SHORT EXERCISE: Print the lines of the listing below verbatim from its first line through the line bearing "import matplotlib.transforms as mtransforms". Any pictures are to be omitted.
* BEGIN INFORMATION PROVIDED *
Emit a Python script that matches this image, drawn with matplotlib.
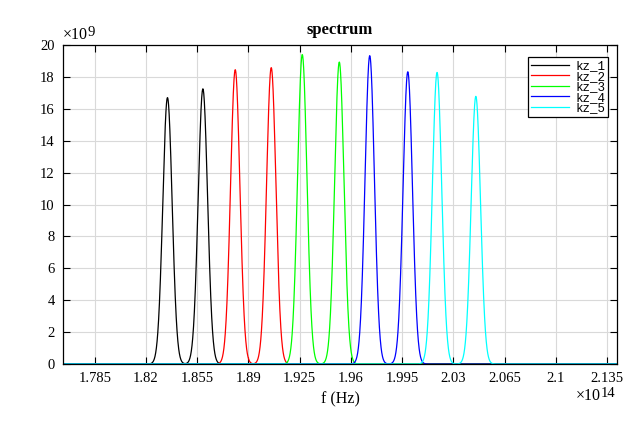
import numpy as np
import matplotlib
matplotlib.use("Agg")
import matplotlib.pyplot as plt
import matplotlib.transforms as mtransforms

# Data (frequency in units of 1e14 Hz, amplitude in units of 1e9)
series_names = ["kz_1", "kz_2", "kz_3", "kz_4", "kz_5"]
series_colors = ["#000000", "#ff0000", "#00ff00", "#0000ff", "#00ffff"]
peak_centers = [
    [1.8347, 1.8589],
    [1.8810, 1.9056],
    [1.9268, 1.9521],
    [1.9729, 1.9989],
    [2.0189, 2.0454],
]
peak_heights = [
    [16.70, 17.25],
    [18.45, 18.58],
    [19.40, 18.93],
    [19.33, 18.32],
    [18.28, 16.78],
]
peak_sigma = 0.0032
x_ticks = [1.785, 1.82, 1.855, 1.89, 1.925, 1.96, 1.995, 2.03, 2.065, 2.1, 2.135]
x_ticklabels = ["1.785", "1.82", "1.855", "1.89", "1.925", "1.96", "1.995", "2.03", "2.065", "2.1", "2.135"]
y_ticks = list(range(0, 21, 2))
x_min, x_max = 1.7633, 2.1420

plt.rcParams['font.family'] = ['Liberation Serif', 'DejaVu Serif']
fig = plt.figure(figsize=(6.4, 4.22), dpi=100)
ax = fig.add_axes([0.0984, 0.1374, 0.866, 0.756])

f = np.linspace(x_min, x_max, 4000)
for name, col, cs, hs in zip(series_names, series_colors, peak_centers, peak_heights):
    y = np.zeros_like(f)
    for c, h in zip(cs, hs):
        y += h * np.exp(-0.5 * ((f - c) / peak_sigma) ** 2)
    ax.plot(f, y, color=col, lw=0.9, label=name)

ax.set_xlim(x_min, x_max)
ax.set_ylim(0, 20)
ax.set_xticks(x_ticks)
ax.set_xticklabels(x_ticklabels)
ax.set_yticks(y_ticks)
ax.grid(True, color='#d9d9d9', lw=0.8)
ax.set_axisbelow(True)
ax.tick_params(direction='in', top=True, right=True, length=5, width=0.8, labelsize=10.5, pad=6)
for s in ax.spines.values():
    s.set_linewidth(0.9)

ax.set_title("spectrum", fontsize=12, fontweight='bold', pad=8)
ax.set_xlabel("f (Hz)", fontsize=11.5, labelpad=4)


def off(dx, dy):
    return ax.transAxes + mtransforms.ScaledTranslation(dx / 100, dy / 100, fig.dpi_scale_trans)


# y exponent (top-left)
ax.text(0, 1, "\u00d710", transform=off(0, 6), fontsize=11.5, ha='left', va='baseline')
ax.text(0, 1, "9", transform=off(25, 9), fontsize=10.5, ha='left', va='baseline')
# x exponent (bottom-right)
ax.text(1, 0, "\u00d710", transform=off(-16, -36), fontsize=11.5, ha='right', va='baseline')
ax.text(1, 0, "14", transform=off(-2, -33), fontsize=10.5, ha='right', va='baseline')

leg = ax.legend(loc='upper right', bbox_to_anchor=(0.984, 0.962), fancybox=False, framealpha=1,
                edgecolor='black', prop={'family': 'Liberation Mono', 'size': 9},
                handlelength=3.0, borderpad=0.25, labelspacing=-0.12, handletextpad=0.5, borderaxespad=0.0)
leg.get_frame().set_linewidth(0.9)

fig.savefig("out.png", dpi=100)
* END INFORMATION PROVIDED *
CORRECT RESULT:
Emit a Python script that matches this image, drawn with matplotlib.
import numpy as np
import matplotlib
matplotlib.use("Agg")
import matplotlib.pyplot as plt
import matplotlib.transforms as mtransforms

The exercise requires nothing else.